From: "Michael S. Tsirkin" <mst@redhat.com>
To: Stefan Hajnoczi <stefanha@redhat.com>
Cc: Kevin Wolf <kwolf@redhat.com>,
Anthony Liguori <aliguori@us.ibm.com>,
qemu-devel@nongnu.org, Blue Swirl <blauwirbel@gmail.com>,
khoa@us.ibm.com, Paolo Bonzini <pbonzini@redhat.com>,
asias@redhat.com
Subject: Re: [Qemu-devel] [PATCH v5 00/11] virtio: virtio-blk data plane
Date: Thu, 6 Dec 2012 13:38:28 +0200 [thread overview]
Message-ID: <20121206113828.GN10837@redhat.com> (raw)

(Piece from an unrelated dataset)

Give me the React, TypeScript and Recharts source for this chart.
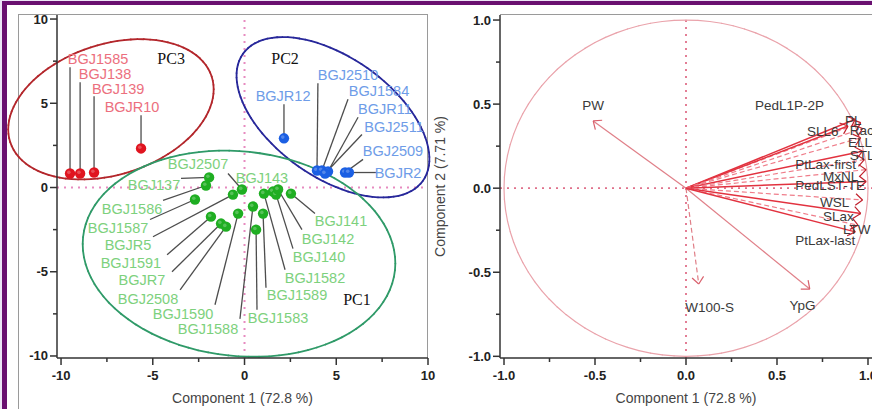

In-Reply-To: <1354740430-22452-1-git-send-email-stefanha@redhat.com>
On Wed, Dec 05, 2012 at 09:46:59PM +0100, Stefan Hajnoczi wrote:
> This series adds the -device virtio-blk-pci,x-data-plane=on property that
> enables a high performance I/O codepath. A dedicated thread is used to process
> virtio-blk requests outside the global mutex and without going through the QEMU
> block layer.
>
> Khoa Huynh <khoa@us.ibm.com> reported an increase from 140,000 IOPS to 600,000
> IOPS for a single VM using virtio-blk-data-plane in July:
>
> http://comments.gmane.org/gmane.comp.emulators.kvm.devel/94580
>
> The virtio-blk-data-plane approach was originally presented at Linux Plumbers
> Conference 2010. The following slides contain a brief overview:
>
> http://linuxplumbersconf.org/2010/ocw/system/presentations/651/original/Optimizing_the_QEMU_Storage_Stack.pdf
>
> The basic approach is:
> 1. Each virtio-blk device has a thread dedicated to handling ioeventfd
> signalling when the guest kicks the virtqueue.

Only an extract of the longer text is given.